Kedua, kekerasan sama dengan ‘bunuh diri sosial’ yang konyol. Padahal romantisme sejarah menggariskan bila mereka dan rakyat sejatinya adalah kekuatan manunggal. Menjadi kontra produktif bila mahasiswa yang berjuang mengatas-namakan rakyat justru ‘melukai’ rakyat. Pemblokiran jalan, perusakan aset aset publik atau menyerang mobil dinas dan ambulan dapat membuat mereka kehilangan suport moral. Mahasiswa anarkis hanya akan menjadi tiran tiran bertipikal anarkis pula lima sepuluh tahun kedepan. Seperti dikatakan Pramudya Ananta Toer, mereka dengan kekuasaan absolutnya memiliki, “mentalitas umum priyayi: beku, rakus, gila hormat dan korup.”

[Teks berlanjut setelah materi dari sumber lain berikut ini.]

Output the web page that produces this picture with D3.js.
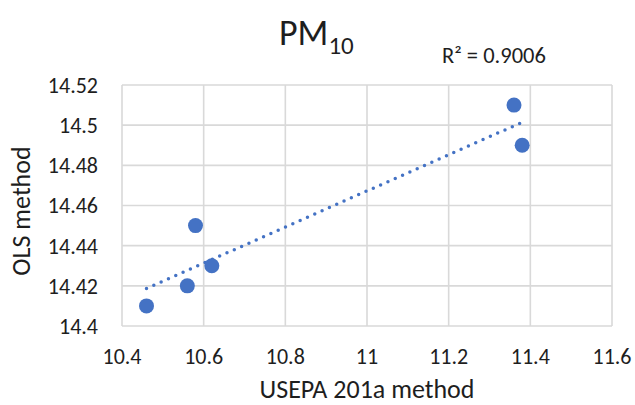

Karena itu kedepan introspeksi wajib dilakukan. Kampus musti meninjau kembali kebijakan korporatifnya. Hal paling penting bukanlah menambah tambun ‘takaran neraca laba’, namun mencetak lulusan yang bukan hanya pintar intelektualnya tapi juga bermoral kepribadiannya. Sedang bagi mahasiswa, alih alih bertindak anarkis dengan mengatas namakan rakyat, konsolidasi dan memperkuat jaringan musti digalang. Dengan mencopot asal usul kampus dan masing masing ideologi golongan, kekuatan moral yang melebur dapat menjadi senjata ampuh dalam mensukseskan cita cita perjuangan. Ungkapan asing berkata, “Fight war not war”, dan karenanya aksi massa yang massif namun tetap damai dan simpatik, dapat menaikan kembali grade mahasiswa secara umum dihadapan publik. Tabik!